Once the substrate 5 and the layer 15 have been fully separated (step S4), the support substrate 5 may be recycled with a view to forming a new composite structure.
Currently, the composite structures produced according to the layout of FIG. 1 generally have one of the following compositions:                GaN/Al2O3, which corresponds to a separation layer 10 consisting of GaN and a support substrate 5 consisting of sapphire;        Si3N4/Al2O3, which corresponds to a separation layer 10 consisting of Si3N4 and a support substrate 5 consisting of sapphire.        

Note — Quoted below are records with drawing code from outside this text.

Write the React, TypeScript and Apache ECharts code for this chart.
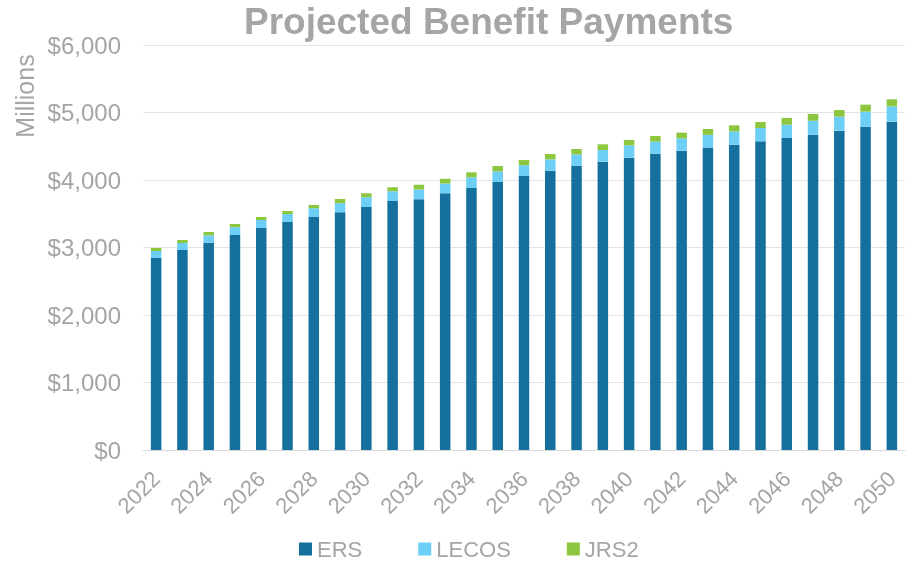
import React, { useEffect, useRef } from "react";
import * as echarts from "echarts";

const years = [
  "2022", "2023", "2024", "2025", "2026", "2027", "2028", "2029", "2030", "2031",
  "2032", "2033", "2034", "2035", "2036", "2037", "2038", "2039", "2040", "2041",
  "2042", "2043", "2044", "2045", "2046", "2047", "2048", "2049", "2050",
];
const ers = [
  2844, 2963, 3071, 3185, 3289, 3378, 3452, 3521, 3600, 3689,
  3713, 3802, 3881, 3970, 4059, 4138, 4212, 4272, 4331, 4390,
  4435, 4482, 4523, 4573, 4622, 4671, 4731, 4790, 4864,
];
const lecos = [
  104, 104, 109, 115, 118, 118, 130, 133, 143, 143,
  148, 148, 159, 158, 160, 168, 168, 172, 183, 178,
  182, 187, 198, 197, 198, 208, 207, 222, 227,
];
const jrs2 = [
  45, 44, 50, 48, 45, 45, 48, 65, 59, 59,
  70, 70, 74, 79, 76, 79, 79, 84, 79, 84,
  84, 87, 89, 89, 99, 99, 99, 104, 104,
];
const yTicks = [0, 1000, 2000, 3000, 4000, 5000, 6000];

const FONT = "Liberation Sans, Arial, sans-serif";
const GRAY = "#a5a5a5";

export default function App() {
  const ref = useRef<HTMLDivElement>(null);
  useEffect(() => {
    if (!ref.current) return;
    const chart = echarts.init(ref.current, undefined, { renderer: "svg" });
    const fmt = (v: number) => "$" + v.toLocaleString("en-US");
    chart.setOption({
      animation: false,
      textStyle: { fontFamily: FONT },
      title: {
        text: "Projected Benefit Payments",
        left: 244,
        top: 1,
        padding: 0,
        textStyle: { fontFamily: FONT, fontSize: 37, lineHeight: 40, fontWeight: "bold", color: GRAY },
      },
      graphic: [
        {
          type: "text",
          x: 25,
          y: 96,
          rotation: Math.PI / 2,
          style: {
            text: "Millions",
            fontFamily: FONT,
            fontSize: 25,
            fill: GRAY,
            textAlign: "center",
            textVerticalAlign: "middle",
          },
        },
      ],
      legend: {
        left: 299,
        top: 538,
        padding: 0,
        icon: "rect",
        itemWidth: 13,
        itemHeight: 13,
        itemGap: 56,
        textStyle: { fontFamily: FONT, fontSize: 22, color: GRAY },
        data: ["ERS", "LECOS", "JRS2"],
      },
      grid: { left: 143, right: 4, top: 45, bottom: 112, containLabel: false },
      xAxis: {
        type: "category",
        data: years,
        axisLine: { lineStyle: { color: "#d9d9d9", width: 1 } },
        axisTick: { show: false },
        axisLabel: {
          interval: 1,
          rotate: 45,
          fontFamily: FONT,
          fontSize: 22,
          color: GRAY,
          margin: 25,
        },
      },
      yAxis: {
        type: "value",
        min: yTicks[0],
        max: yTicks[yTicks.length - 1],
        interval: 1000,
        axisLine: { show: false },
        axisTick: { show: false },
        splitLine: { lineStyle: { color: "#e3e3e3", width: 1 } },
        axisLabel: {
          formatter: fmt,
          fontFamily: FONT,
          fontSize: 24,
          color: GRAY,
          margin: 22,
        },
      },
      series: [
        { name: "ERS", type: "bar", stack: "t", data: ers, barWidth: "40%", itemStyle: { color: "#15709d" } },
        { name: "LECOS", type: "bar", stack: "t", data: lecos, barWidth: "40%", itemStyle: { color: "#6dcff6" } },
        { name: "JRS2", type: "bar", stack: "t", data: jrs2, barWidth: "40%", itemStyle: { color: "#8dc63f" } },
      ],
    });
    return () => chart.dispose();
  }, []);
  return (
    <div
      ref={ref}
      style={{ position: "fixed", left: 0, top: 0, width: 909, height: 562 }}
    />
  );
}
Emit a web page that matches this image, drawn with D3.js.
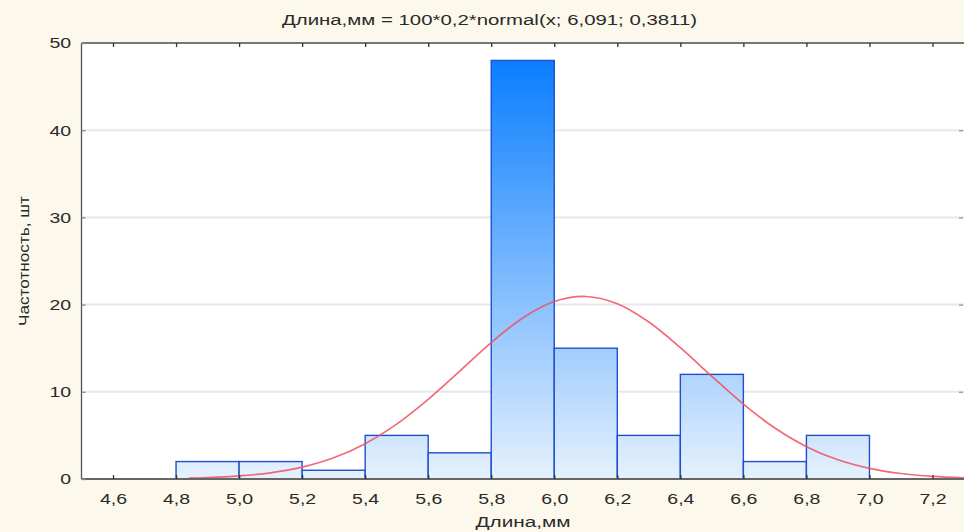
<!DOCTYPE html>
<html><head><meta charset="utf-8">
<script src="https://cdn.jsdelivr.net/npm/d3@7"></script>
<style>
html,body{margin:0;padding:0;background:#fdf8ec;}
svg{display:block;}
text{font-family:"Liberation Sans",Arial,sans-serif;fill:#2a2a2a;}
</style></head>
<body>
<svg id="chart" width="964" height="532"></svg>
<script>
// Data
const binStarts = [4.8, 5.0, 5.2, 5.4, 5.6, 5.8, 6.0, 6.2, 6.4, 6.6, 6.8];
const binWidth = 0.2;
const counts = [2, 2, 1, 5, 3, 48, 15, 5, 12, 2, 5];
const curveX = [4.84, 4.9, 5.0, 5.1, 5.2, 5.3, 5.4, 5.5, 5.6, 5.7, 5.8, 5.9, 6.0, 6.1, 6.2, 6.3, 6.4, 6.5, 6.6, 6.7, 6.8, 6.9, 7.0, 7.1, 7.2, 7.3];
const curveY = [0.11, 0.16, 0.35, 0.71, 1.36, 2.43, 4.05, 6.29, 9.13, 12.37, 15.64, 18.47, 20.35, 20.93, 20.10, 18.01, 15.07, 11.77, 8.58, 5.84, 3.71, 2.20, 1.22, 0.63, 0.30, 0.14];
const xTicks = [4.6, 4.8, 5.0, 5.2, 5.4, 5.6, 5.8, 6.0, 6.2, 6.4, 6.6, 6.8, 7.0, 7.2];
const yTicks = [0, 10, 20, 30, 40, 50];
const titleText = "Длина,мм = 100*0,2*normal(x; 6,091; 0,3811)";
const xLabel = "Длина,мм";
const yLabel = "Частотность, шт";

const svg = d3.select("#chart");
const L = 81.5, R = 964, T = 43, B = 479;
const x = d3.scaleLinear().domain([4.5, 7.3]).range([L, R]);
const y = d3.scaleLinear().domain([0, 50]).range([B, T]);
const fmt = d => d3.format(".1f")(d).replace(".", ",");
const SX = 1.3; // horizontal stretch of text as in the reference

// plot background
svg.append("rect").attr("x", L).attr("y", T).attr("width", R - L).attr("height", B - T).attr("fill", "#ffffff");

// gradient
const defs = svg.append("defs");
const grad = defs.append("linearGradient").attr("id", "barGrad")
  .attr("gradientUnits", "userSpaceOnUse")
  .attr("x1", 0).attr("x2", 0).attr("y1", y(48)).attr("y2", y(0));
grad.append("stop").attr("offset", "0%").attr("stop-color", "#0a7eff");
grad.append("stop").attr("offset", "100%").attr("stop-color", "#e6f1fd");

// grid lines
svg.append("g").selectAll("line").data(yTicks.filter(d => d > 0 && d < 50)).join("line")
  .attr("x1", L).attr("x2", R).attr("y1", d => y(d)).attr("y2", d => y(d))
  .attr("stroke", "#e8e8e8").attr("stroke-width", 2);

// bars
svg.append("g").selectAll("rect").data(binStarts).join("rect")
  .attr("x", (d) => x(d))
  .attr("width", d => x(d + binWidth) - x(d))
  .attr("y", (d, i) => y(counts[i]))
  .attr("height", (d, i) => y(0) - y(counts[i]))
  .attr("fill", "url(#barGrad)")
  .attr("stroke", "#1f4fd0").attr("stroke-width", 1.4);

// curve
const line = d3.line().x((d, i) => x(curveX[i])).y(d => y(d)).curve(d3.curveCatmullRom);
svg.append("path").datum(curveY).attr("d", line)
  .attr("fill", "none").attr("stroke", "#f0505e").attr("stroke-width", 1.7).attr("stroke-opacity", 0.85);

// axes frame
const frame = svg.append("g").attr("stroke", "#555").attr("stroke-width", 1.3);
frame.append("line").attr("x1", L).attr("x2", L).attr("y1", T).attr("y2", B);
frame.append("line").attr("x1", L).attr("x2", R).attr("y1", B).attr("y2", B).attr("stroke", "#666").attr("stroke-width", 2);
frame.append("line").attr("x1", L).attr("x2", R).attr("y1", T).attr("y2", T).attr("stroke", "#777").attr("stroke-width", 2);

// bottom axis
const xAxisB = d3.axisBottom(x).tickValues(xTicks).tickSize(-4).tickPadding(14).tickFormat(fmt);
const gx = svg.append("g").attr("transform", `translate(0,${B})`).call(xAxisB);
gx.select(".domain").remove();
gx.selectAll("line").attr("stroke", "#333").attr("stroke-width", 1.3);
gx.selectAll("text").attr("font-size", 15).attr("fill", "#333").attr("transform", `scale(${SX},1)`)
  .style("font-family", "Liberation Sans, Arial, sans-serif");

// top ticks
const xAxisT = d3.axisTop(x).tickValues(xTicks).tickSize(-4).tickFormat("");
const gt = svg.append("g").attr("transform", `translate(0,${T})`).call(xAxisT);
gt.select(".domain").remove();
gt.selectAll("line").attr("stroke", "#333").attr("stroke-width", 1.3);

// left axis
const yAxisL = d3.axisLeft(y).tickValues(yTicks).tickSize(-4).tickPadding(8).tickFormat(d3.format("d"));
const gy = svg.append("g").attr("transform", `translate(${L},0)`).call(yAxisL);
gy.select(".domain").remove();
gy.selectAll("line").attr("stroke", "#888").attr("stroke-width", 1.3);
gy.selectAll("text").attr("font-size", 15).attr("fill", "#333").attr("transform", `scale(${SX},1)`)
  .style("font-family", "Liberation Sans, Arial, sans-serif");

// right ticks
const yAxisR = d3.axisRight(y).tickValues(yTicks.filter(d => d > 0 && d < 50)).tickSize(-4).tickFormat("");
const gr = svg.append("g").attr("transform", `translate(${R - 1},0)`).call(yAxisR);
gr.select(".domain").remove();
gr.selectAll("line").attr("stroke", "#999").attr("stroke-width", 1.3);

// title
svg.append("text").attr("x", 489.5).attr("y", 25).attr("text-anchor", "middle")
  .attr("font-size", 15.5).attr("textLength", 415).attr("lengthAdjust", "spacingAndGlyphs")
  .text(titleText);

// x label
svg.append("text").attr("x", 523).attr("y", 527).attr("text-anchor", "middle")
  .attr("font-size", 15.5).attr("fill", "#333").attr("textLength", 95).attr("lengthAdjust", "spacingAndGlyphs")
  .text(xLabel);

// y label
svg.append("text").attr("transform", "translate(29,261) rotate(-90)").attr("text-anchor", "middle")
  .attr("font-size", 14).attr("fill", "#333").attr("textLength", 130).attr("lengthAdjust", "spacingAndGlyphs")
  .text(yLabel);
</script>
</body></html>
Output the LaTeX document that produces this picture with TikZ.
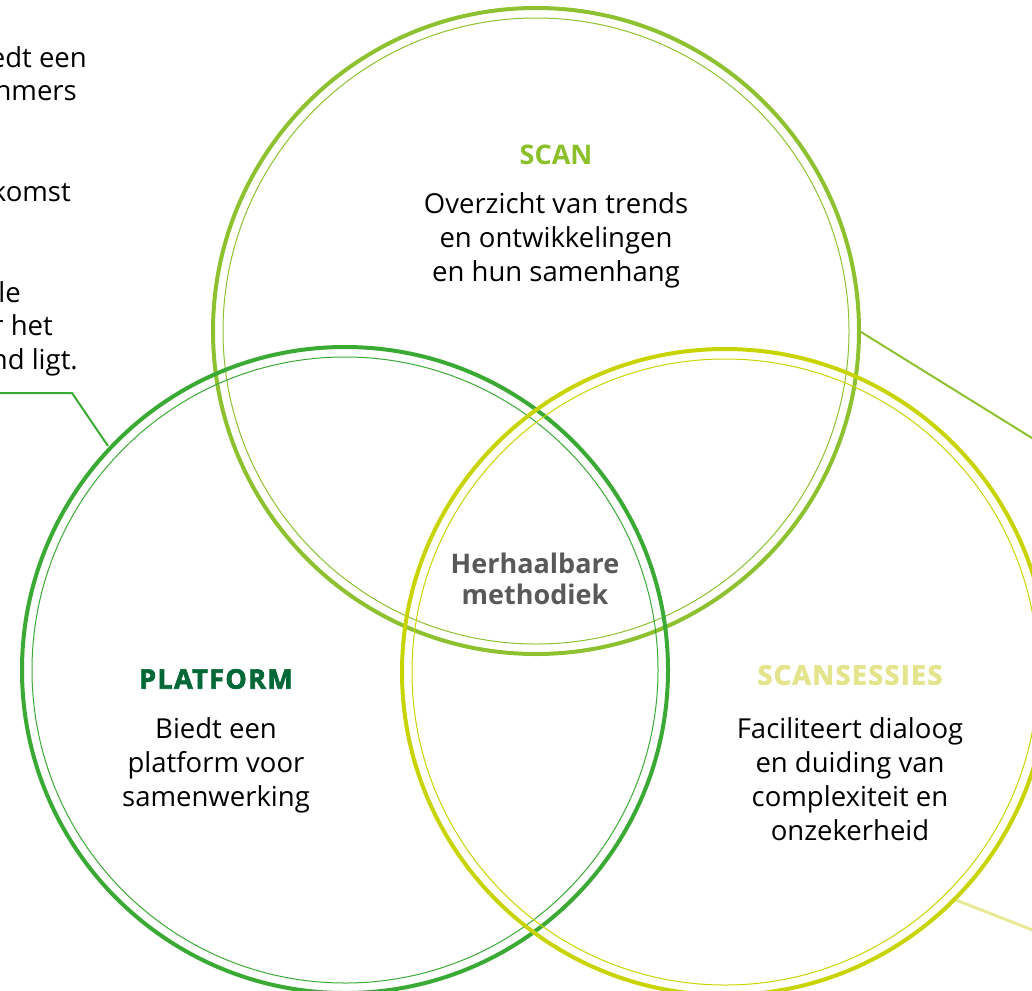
\documentclass[tikz,border=0pt]{standalone}
\usepackage{fontspec}
\setmainfont{Open Sans}
\newfontfamily\boldsans{Open Sans}[UprightFont=* Bold]
\newfontfamily\xboldsans{Open Sans}[UprightFont=* Bold, FakeBold=2.5, LetterSpace=5]
\definecolor{scanc}{RGB}{141,193,47}
\definecolor{platc}{RGB}{58,170,53}
\definecolor{sessc}{RGB}{200,212,0}
\definecolor{sesspale}{RGB}{232,232,150}
\definecolor{scantitle}{RGB}{139,192,42}
\definecolor{plattitle}{RGB}{0,104,55}
\definecolor{sesstitle}{RGB}{227,228,140}
\definecolor{graytxt}{RGB}{88,89,91}
\begin{document}
\begin{tikzpicture}[x=1pt,y=-1pt,
  outer/.style={line width=4pt},
  inner/.style={line width=1pt},
  conn/.style={line width=2pt},
  body/.style={align=center, inner sep=0pt, font=\fontsize{27.5}{34}\selectfont},
  sidetxt/.style={anchor=base east, inner sep=0pt, font=\fontsize{27.5}{34}\selectfont},
  ttl/.style={inner sep=0pt, font=\fontsize{27}{32}\selectfont\boldsans},
  xttl/.style={inner sep=0pt, font=\fontsize{27}{32}\selectfont\xboldsans}]
\useasboundingbox (0,0) rectangle (1032,990);
% circles
\coordinate (cscan) at (536,331);
\coordinate (cplat) at (345,670);
\coordinate (csess) at (725,672);
\draw[scanc,outer] (cscan) circle[radius=323];
\draw[scanc,inner] (cscan) circle[radius=313];
\draw[platc,outer] (cplat) circle[radius=323];
\draw[platc,inner] (cplat) circle[radius=313];
\draw[sessc,outer] (csess) circle[radius=323];
\draw[sessc,inner] (csess) circle[radius=313];
% connectors
\coordinate (lA) at (-5,393);
\coordinate (lB) at (72,393);
\coordinate (lC) at (108,446);
\coordinate (rA) at (861,332);
\coordinate (rB) at (1040,443);
\coordinate (bA) at (956,900);
\coordinate (bB) at (1040,933);
\draw[platc,conn] (lA) -- (lB) -- (lC);
\draw[scanc,conn] (rA) -- (rB);
\draw[sesspale,line width=3pt] (bA) -- (bB);
% side text (cut off at left edge)
\node[sidetxt] (s1) at (87,67) {edt een};
\node[sidetxt] (s2) at (77,100.5) {nmers};
\node[sidetxt] (s3) at (71,201) {komst};
\node[sidetxt] (s4) at (21,302) {le};
\node[sidetxt] (s5) at (53,335.5) {r het};
\node[sidetxt] (s6) at (78,369) {nd ligt.};
% SCAN
\node[ttl,text=scantitle] (scant) at (556,155) {SCAN};
\node[body] (scanb) at (556,240) {Overzicht van trends\\en ontwikkelingen\\en hun samenhang};
% PLATFORM
\node[xttl,text=plattitle] (platt) at (216,679) {PLATFORM};
\node[body] (platb) at (216,765) {Biedt een\\platform voor\\samenwerking};
% SCANSESSIES
\node[xttl,text=sesstitle] (sesst) at (850,675) {SCANSESSIES};
\node[body] (sessb) at (850,779) {Faciliteert dialoog\\en duiding van\\complexiteit en\\onzekerheid};
% center
\node[inner sep=0pt, align=center, text=graytxt, font=\fontsize{27}{31}\selectfont\boldsans] (mid) at (535,579) {Herhaalbare\\methodiek};
\end{tikzpicture}
\end{document}
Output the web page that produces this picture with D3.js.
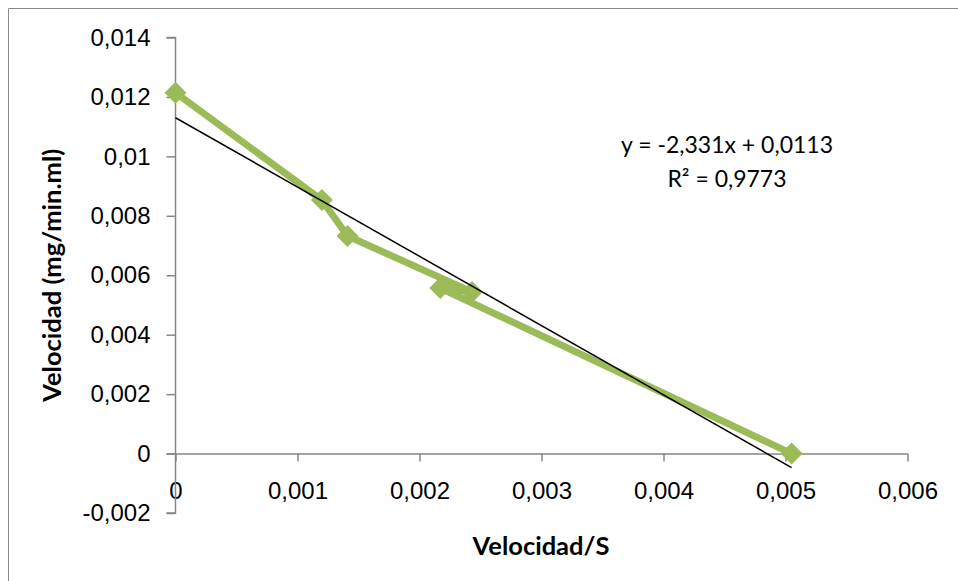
<!DOCTYPE html>
<html>
<head>
<meta charset="utf-8">
<script src="https://cdn.jsdelivr.net/npm/d3@7"></script>
<style>
  body { margin: 0; background: #fff; }
  svg { display: block; font-family: Lato, "Open Sans", sans-serif; }
</style>
</head>
<body>
<svg id="chart" width="958" height="581"></svg>
<script>
// Data (series order as plotted)
const xValues = [0, 0.0012, 0.00141, 0.00243, 0.00217, 0.00505];
const yValues = [0.01214, 0.00853, 0.00732, 0.00544, 0.00557, 0];

const xTicks = [0, 0.001, 0.002, 0.003, 0.004, 0.005, 0.006];
const yTicks = [-0.002, 0, 0.002, 0.004, 0.006, 0.008, 0.01, 0.012, 0.014];

// Linear trendline as given in the chart
const trendSlope = -2.331;
const trendIntercept = 0.0113;
const trendLabels = ["y = -2,331x + 0,0113", "R² = 0,9773"];

// comma decimals, plain hyphen for negatives
const fmt = d => String(+d.toFixed(4)).replace(".", ",");

function drawChart() {
    const svg = d3.select("#chart");

    // outer chart border (only top/left visible in the crop)
    svg.append("path")
        .attr("d", "M8.5,581 V8.5 H958")
        .attr("fill", "none")
        .attr("stroke", "#8c8c8c")
        .attr("stroke-width", 1);

    const x = d3.scaleLinear().domain([0, 0.006]).range([175.5, 907.5]);
    const y = d3.scaleLinear().domain([-0.002, 0.014]).range([513, 37.5]);

    // x axis crosses at y = 0
    const xAxis = svg.append("g")
        .attr("transform", `translate(0,${y(0)})`)
        .call(d3.axisBottom(x).tickValues(xTicks).tickSize(8).tickFormat(fmt));
    xAxis.select(".domain").attr("stroke", "#868686").attr("stroke-width", 1.5)
        .attr("d", `M${x(0) - 9},0.5H${x(0.006)}`);
    xAxis.selectAll(".tick line").attr("stroke", "#868686").attr("stroke-width", 1.5);
    xAxis.selectAll(".tick text")
        .attr("y", 37)
        .attr("dy", "0.35em")
        .attr("font-size", 24)
        .attr("fill", "#000");

    const yAxis = svg.append("g")
        .attr("transform", `translate(${x(0)},0)`)
        .call(d3.axisLeft(y).tickValues(yTicks).tickSize(9).tickFormat(fmt));
    yAxis.select(".domain").attr("stroke", "#868686").attr("stroke-width", 1.5)
        .attr("d", `M-9,${y(0.014)}H0V${y(-0.002)}H-9`);
    yAxis.selectAll(".tick line").attr("stroke", "#868686").attr("stroke-width", 1.5);
    yAxis.selectAll(".tick text")
        .attr("x", -25)
        .attr("font-size", 24)
        .attr("fill", "#000");

    // data series
    const pts = xValues.map((v, i) => [v, yValues[i]]);
    const line = d3.line().x(d => x(d[0])).y(d => y(d[1]));
    svg.append("path")
        .datum(pts)
        .attr("d", line)
        .attr("fill", "none")
        .attr("stroke", "#9bbb59")
        .attr("stroke-width", 7)
        .attr("stroke-linejoin", "round");

    svg.selectAll(".marker")
        .data(pts)
        .enter()
        .append("path")
        .attr("class", "marker")
        .attr("transform", d => `translate(${x(d[0])},${y(d[1])})`)
        .attr("d", "M0,-11L11,0L0,11L-11,0Z")
        .attr("fill", "#9bbb59");

    // trendline
    const tx = [0, d3.max(xValues)];
    svg.append("line")
        .attr("x1", x(tx[0])).attr("y1", y(trendSlope * tx[0] + trendIntercept))
        .attr("x2", x(tx[1])).attr("y2", y(trendSlope * tx[1] + trendIntercept))
        .attr("stroke", "#000")
        .attr("stroke-width", 1.5);

    svg.selectAll(".eq")
        .data(trendLabels)
        .enter()
        .append("text")
        .attr("class", "eq")
        .attr("x", 727)
        .attr("y", (d, i) => 145 + i * 34)
        .attr("dy", "0.35em")
        .attr("text-anchor", "middle")
        .attr("font-size", 23)
        .text(d => d);

    // axis titles
    svg.append("text")
        .attr("x", 541)
        .attr("y", 546)
        .attr("dy", "0.35em")
        .attr("text-anchor", "middle")
        .attr("font-size", 25.5)
        .attr("font-weight", "bold")
        .text("Velocidad/S");

    svg.append("text")
        .attr("transform", `translate(61,${(y(0.014) + y(-0.002)) / 2}) rotate(-90)`)
        .attr("text-anchor", "middle")
        .attr("font-size", 25.5)
        .attr("font-weight", "bold")
        .text("Velocidad (mg/min.ml)");
}

drawChart();
</script>
</body>
</html>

As regards these compositions, the results in terms of quality of separation by exfoliation are in general satisfactory. When layers of GaN deposited on a sapphire substrate are separated, for example, the application of the radiation 20 (at a wavelength of typically between 190 nm and 250 nm) takes place under good conditions and the separation is obtained without any particular difficulty.
The Applicant has, however, observed that the results can be significantly degraded when this separation method is applied to other compositions of the composite structure 25. For example, the separation by exfoliation is much more difficult for a composite structure 25 of the SiO2/Si type (i.e., silicon dioxide on silicon). The Applicant has observed large variations in terms of quality of separation by exfoliation as a function of the batches studied and, in general, less uniform separations requiring more exposure to radiation.
There is therefore currently a need for a method of separation by exfoliation giving better results in terms of quality, effectiveness and uniformity, both for conventional composite structures and for composite structures of unconventional composition.